> [EXERCISE DESCRIPTION]:
Retype the stretch of lines that starts at the line containing "Write the D3.js code for this chart." and ends at the line containing "const y = d3.scaleLinear().domain([58, 66]).range([B, T]);", inclusive. Do not include pictures.

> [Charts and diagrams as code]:
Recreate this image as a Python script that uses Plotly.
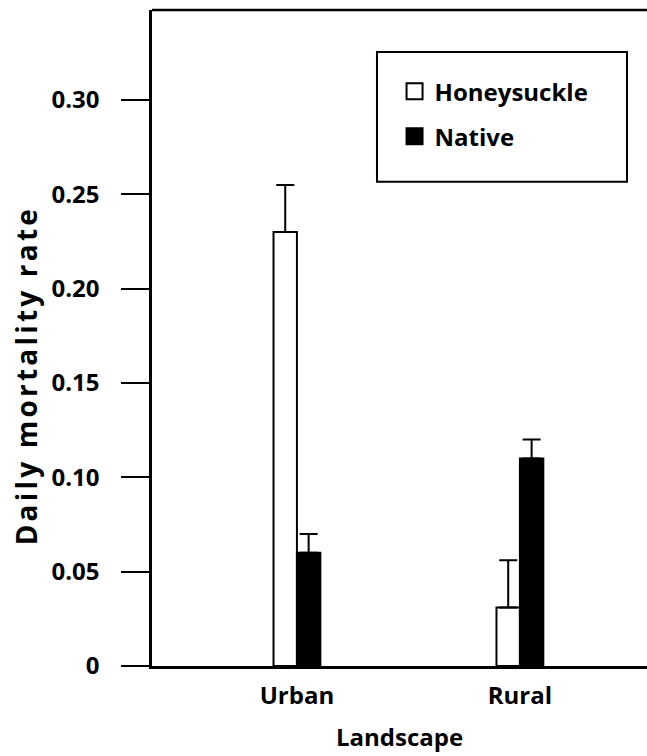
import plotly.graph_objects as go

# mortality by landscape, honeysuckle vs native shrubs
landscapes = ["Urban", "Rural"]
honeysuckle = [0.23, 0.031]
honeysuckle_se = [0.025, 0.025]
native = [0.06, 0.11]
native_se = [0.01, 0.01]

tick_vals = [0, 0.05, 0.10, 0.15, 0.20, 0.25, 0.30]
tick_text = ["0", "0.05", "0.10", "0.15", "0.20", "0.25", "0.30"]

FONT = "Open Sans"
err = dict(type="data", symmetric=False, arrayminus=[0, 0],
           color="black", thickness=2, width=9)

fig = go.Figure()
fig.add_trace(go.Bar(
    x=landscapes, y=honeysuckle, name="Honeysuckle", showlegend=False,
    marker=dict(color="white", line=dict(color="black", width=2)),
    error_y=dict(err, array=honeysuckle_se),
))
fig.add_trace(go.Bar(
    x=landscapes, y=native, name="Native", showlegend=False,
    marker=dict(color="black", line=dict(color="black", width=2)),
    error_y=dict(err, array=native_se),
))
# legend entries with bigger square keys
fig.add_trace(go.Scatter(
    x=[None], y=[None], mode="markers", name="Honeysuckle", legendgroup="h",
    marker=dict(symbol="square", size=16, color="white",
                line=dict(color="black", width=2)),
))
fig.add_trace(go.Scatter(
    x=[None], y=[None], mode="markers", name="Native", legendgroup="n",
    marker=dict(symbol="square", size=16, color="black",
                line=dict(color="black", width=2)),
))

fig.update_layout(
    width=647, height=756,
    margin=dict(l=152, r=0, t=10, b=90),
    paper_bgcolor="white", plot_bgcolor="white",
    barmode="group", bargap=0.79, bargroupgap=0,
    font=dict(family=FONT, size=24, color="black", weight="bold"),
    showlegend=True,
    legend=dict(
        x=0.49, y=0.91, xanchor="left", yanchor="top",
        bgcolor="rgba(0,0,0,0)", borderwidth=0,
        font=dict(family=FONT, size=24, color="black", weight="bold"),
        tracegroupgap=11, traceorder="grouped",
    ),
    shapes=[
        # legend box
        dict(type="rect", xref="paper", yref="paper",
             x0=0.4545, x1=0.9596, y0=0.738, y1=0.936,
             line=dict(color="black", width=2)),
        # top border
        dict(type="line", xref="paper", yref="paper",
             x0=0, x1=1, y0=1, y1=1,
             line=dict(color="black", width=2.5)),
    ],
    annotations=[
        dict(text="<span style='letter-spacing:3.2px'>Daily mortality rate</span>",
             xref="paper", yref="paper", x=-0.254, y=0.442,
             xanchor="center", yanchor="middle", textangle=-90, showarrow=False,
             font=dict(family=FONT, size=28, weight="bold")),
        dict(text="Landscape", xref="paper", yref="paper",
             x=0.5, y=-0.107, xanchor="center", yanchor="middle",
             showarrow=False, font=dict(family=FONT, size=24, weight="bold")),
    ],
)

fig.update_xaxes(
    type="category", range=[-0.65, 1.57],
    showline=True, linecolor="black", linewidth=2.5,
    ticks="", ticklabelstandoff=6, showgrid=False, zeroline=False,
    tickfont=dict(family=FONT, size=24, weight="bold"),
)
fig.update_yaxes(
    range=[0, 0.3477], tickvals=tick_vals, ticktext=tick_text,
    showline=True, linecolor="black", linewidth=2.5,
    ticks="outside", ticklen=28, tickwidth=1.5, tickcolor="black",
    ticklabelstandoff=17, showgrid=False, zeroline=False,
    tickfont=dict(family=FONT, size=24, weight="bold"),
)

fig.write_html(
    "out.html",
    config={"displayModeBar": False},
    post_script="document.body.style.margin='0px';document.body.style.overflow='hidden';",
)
* * *
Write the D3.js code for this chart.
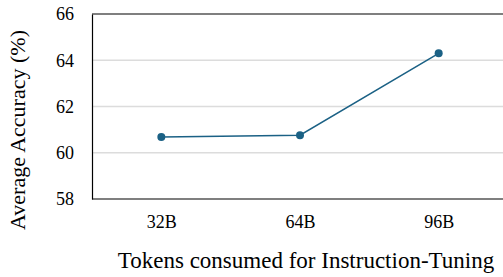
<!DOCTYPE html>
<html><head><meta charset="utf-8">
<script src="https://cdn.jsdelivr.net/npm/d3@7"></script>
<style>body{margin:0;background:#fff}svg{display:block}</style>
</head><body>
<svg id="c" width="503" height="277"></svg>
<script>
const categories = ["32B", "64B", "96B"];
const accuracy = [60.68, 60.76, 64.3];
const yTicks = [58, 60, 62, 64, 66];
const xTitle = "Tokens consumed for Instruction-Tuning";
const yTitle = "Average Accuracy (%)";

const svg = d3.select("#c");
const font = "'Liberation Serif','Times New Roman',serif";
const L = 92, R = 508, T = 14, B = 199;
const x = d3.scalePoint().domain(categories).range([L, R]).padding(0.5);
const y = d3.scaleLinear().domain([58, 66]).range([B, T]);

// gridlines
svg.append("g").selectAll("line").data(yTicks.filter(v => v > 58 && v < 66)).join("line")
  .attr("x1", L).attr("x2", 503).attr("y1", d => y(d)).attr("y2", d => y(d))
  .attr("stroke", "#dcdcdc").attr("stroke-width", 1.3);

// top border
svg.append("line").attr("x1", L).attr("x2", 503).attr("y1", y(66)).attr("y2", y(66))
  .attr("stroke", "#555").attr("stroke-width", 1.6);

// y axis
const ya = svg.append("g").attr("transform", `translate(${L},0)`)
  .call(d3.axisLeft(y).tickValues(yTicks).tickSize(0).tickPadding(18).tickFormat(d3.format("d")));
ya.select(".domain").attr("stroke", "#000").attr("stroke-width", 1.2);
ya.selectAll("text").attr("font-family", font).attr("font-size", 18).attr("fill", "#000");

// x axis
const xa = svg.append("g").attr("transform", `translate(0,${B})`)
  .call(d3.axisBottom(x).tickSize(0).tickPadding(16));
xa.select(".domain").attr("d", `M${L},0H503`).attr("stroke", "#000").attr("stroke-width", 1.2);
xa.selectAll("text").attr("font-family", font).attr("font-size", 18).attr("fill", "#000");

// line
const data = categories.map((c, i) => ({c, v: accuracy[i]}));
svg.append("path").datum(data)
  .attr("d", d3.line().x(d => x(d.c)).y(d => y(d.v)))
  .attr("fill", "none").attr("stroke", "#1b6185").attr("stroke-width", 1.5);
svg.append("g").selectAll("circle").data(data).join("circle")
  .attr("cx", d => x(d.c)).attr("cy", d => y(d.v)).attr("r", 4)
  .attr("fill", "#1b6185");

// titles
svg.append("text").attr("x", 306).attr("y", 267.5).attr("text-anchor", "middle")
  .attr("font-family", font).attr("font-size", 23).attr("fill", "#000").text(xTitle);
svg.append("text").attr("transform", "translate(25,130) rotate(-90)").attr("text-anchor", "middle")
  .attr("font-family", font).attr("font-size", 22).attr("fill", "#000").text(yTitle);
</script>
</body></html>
--
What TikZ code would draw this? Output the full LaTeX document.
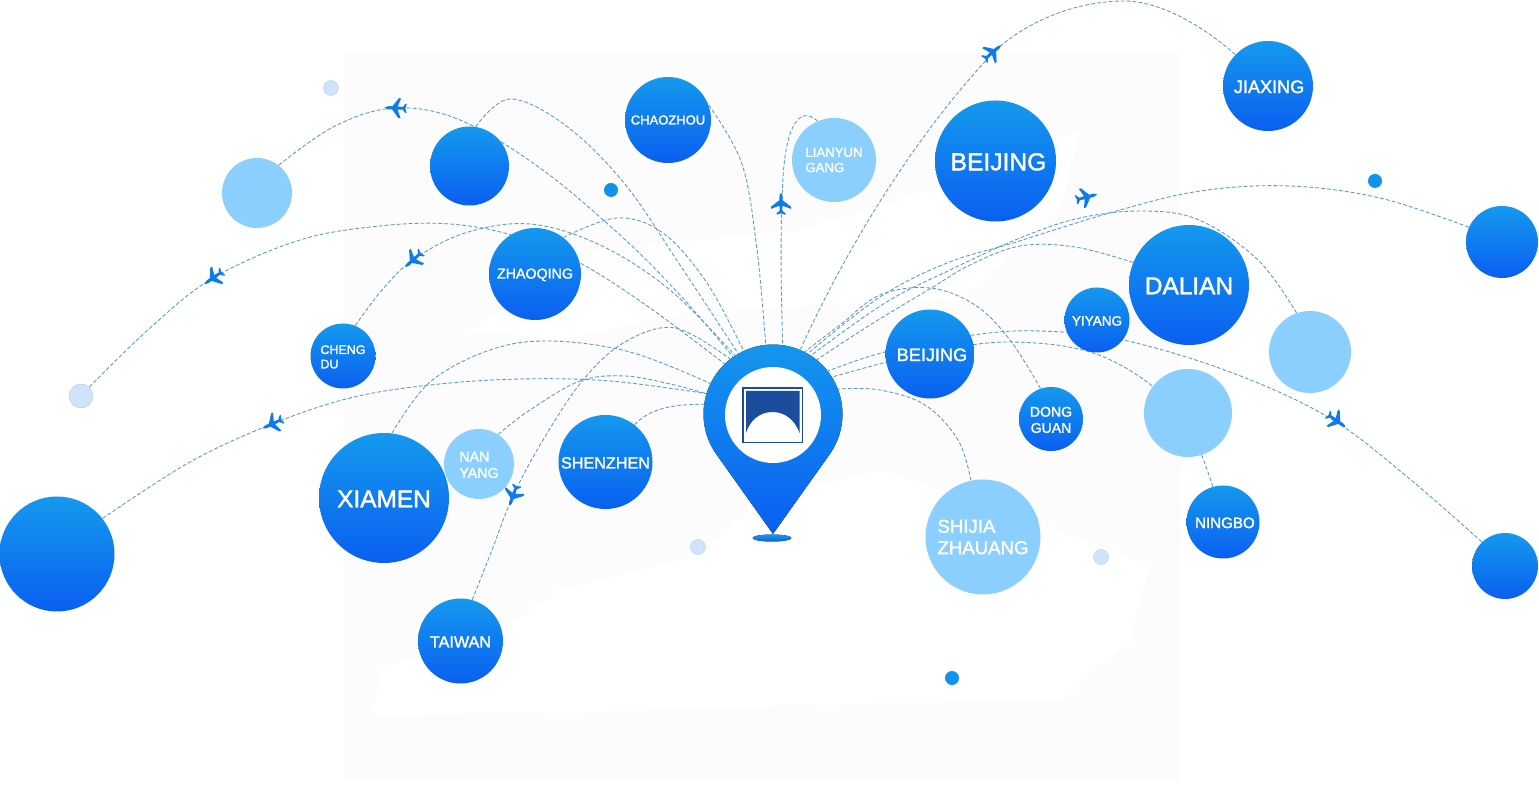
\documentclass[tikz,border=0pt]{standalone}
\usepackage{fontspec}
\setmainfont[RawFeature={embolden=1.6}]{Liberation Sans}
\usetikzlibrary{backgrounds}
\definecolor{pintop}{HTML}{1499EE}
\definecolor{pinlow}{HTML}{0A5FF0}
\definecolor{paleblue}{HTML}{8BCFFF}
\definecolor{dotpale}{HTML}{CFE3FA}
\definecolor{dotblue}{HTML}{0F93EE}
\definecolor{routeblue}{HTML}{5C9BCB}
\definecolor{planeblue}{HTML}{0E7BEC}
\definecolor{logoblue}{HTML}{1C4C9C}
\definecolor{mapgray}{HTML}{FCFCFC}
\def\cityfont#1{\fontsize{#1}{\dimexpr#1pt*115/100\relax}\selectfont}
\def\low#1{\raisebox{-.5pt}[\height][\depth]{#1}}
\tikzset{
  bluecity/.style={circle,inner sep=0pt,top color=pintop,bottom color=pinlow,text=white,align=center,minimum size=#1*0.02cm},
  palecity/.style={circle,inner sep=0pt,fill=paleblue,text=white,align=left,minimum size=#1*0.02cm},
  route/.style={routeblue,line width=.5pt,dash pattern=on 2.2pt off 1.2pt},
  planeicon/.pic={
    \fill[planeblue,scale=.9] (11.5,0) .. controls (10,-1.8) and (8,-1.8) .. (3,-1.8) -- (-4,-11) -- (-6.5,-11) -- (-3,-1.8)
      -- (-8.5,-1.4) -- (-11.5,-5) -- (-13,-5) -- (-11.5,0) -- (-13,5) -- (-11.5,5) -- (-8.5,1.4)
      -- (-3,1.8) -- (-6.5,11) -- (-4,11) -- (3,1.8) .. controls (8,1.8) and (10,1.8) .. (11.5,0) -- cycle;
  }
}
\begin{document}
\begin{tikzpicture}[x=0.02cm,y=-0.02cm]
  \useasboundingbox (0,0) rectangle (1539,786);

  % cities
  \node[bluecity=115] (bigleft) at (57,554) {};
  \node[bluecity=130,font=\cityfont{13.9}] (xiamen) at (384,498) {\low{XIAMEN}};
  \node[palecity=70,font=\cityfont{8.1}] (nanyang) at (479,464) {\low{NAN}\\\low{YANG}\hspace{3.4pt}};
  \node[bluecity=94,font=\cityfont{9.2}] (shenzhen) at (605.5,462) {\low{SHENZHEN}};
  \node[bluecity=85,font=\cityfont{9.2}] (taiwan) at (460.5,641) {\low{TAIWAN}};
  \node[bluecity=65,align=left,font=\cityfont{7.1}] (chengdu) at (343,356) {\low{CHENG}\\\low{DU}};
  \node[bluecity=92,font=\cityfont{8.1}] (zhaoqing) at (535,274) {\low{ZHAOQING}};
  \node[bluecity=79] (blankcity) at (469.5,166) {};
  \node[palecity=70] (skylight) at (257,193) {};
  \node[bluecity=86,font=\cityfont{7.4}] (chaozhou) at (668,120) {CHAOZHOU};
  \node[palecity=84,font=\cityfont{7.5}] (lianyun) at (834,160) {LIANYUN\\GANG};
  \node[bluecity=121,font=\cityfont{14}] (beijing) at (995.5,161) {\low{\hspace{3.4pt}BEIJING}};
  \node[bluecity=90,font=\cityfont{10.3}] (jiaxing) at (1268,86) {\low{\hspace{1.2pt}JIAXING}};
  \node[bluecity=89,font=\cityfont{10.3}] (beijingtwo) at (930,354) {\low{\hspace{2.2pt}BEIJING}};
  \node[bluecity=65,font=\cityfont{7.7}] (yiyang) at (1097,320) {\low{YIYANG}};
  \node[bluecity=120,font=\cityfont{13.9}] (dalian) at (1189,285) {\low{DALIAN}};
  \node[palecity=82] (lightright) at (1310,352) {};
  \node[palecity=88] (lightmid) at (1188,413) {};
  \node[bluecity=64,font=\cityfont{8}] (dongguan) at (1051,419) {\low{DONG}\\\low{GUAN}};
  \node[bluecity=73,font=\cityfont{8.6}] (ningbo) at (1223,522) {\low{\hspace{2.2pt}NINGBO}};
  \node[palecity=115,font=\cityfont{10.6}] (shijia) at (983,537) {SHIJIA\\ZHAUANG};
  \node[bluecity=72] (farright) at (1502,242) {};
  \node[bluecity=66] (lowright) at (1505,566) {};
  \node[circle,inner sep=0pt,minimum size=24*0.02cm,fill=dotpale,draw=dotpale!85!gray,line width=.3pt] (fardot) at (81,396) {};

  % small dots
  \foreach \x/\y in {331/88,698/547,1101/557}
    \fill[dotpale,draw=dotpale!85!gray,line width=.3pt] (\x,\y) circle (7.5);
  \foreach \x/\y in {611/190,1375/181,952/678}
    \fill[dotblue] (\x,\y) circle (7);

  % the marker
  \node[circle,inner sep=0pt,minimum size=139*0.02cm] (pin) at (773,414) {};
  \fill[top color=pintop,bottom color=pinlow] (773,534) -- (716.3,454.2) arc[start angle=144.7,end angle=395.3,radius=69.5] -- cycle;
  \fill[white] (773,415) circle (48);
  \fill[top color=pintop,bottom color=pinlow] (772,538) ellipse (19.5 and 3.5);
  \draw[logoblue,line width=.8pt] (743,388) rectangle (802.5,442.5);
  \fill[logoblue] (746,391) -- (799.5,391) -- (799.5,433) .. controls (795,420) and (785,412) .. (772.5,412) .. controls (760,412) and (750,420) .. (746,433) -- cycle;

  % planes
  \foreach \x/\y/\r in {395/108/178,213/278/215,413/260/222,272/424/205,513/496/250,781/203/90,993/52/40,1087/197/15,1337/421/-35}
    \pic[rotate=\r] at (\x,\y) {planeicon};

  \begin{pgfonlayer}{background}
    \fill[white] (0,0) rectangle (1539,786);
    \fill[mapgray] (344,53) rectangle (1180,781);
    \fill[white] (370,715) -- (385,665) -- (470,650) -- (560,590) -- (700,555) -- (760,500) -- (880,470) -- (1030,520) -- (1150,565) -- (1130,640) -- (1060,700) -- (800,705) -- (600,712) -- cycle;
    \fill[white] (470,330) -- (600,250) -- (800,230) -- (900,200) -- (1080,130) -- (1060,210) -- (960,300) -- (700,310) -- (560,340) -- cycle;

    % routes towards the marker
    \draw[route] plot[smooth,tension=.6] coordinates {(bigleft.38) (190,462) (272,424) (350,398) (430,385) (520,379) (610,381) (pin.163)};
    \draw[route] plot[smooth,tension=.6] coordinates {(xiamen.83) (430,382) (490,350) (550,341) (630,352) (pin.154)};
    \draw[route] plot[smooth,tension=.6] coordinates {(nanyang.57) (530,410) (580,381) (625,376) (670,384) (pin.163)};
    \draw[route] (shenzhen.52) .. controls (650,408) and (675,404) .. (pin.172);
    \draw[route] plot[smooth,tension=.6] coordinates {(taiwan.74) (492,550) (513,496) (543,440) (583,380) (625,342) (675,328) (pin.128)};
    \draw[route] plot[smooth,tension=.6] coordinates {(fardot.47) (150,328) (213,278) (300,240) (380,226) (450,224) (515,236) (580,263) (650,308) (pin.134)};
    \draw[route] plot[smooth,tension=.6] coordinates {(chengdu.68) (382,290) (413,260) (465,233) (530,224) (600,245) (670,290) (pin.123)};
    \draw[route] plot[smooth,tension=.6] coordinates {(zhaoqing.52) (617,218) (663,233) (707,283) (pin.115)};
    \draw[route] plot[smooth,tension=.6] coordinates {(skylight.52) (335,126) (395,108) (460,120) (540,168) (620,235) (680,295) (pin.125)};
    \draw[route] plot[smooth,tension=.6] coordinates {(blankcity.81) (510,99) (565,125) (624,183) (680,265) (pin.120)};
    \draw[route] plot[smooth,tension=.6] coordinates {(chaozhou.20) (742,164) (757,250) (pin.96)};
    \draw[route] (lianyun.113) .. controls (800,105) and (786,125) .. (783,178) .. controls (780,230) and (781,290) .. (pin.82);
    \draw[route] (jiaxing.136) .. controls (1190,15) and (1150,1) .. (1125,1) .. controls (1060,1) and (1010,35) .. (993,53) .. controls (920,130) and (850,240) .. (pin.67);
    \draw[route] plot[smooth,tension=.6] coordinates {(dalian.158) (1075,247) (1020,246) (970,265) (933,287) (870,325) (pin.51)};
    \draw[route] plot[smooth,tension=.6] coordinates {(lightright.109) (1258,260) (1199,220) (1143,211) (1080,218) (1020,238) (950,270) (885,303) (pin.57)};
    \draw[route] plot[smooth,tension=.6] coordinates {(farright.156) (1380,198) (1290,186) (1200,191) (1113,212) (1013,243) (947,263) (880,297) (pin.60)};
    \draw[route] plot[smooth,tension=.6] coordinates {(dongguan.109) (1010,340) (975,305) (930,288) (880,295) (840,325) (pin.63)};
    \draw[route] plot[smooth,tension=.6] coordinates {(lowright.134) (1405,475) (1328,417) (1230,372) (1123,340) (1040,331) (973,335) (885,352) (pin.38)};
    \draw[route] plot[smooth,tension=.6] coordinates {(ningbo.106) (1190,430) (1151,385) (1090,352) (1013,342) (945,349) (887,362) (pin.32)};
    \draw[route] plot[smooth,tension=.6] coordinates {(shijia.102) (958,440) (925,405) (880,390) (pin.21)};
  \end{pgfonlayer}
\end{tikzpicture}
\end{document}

> [ANSWER TO THIS PROBLEM]:
Write the D3.js code for this chart.
<!DOCTYPE html>
<html><head><meta charset="utf-8">
<script src="https://cdn.jsdelivr.net/npm/d3@7"></script>
<style>body{margin:0;background:#fff}svg{display:block}</style>
</head><body>
<svg id="c" width="503" height="277"></svg>
<script>
const categories = ["32B", "64B", "96B"];
const accuracy = [60.68, 60.76, 64.3];
const yTicks = [58, 60, 62, 64, 66];
const xTitle = "Tokens consumed for Instruction-Tuning";
const yTitle = "Average Accuracy (%)";

const svg = d3.select("#c");
const font = "'Liberation Serif','Times New Roman',serif";
const L = 92, R = 508, T = 14, B = 199;
const x = d3.scalePoint().domain(categories).range([L, R]).padding(0.5);
const y = d3.scaleLinear().domain([58, 66]).range([B, T]);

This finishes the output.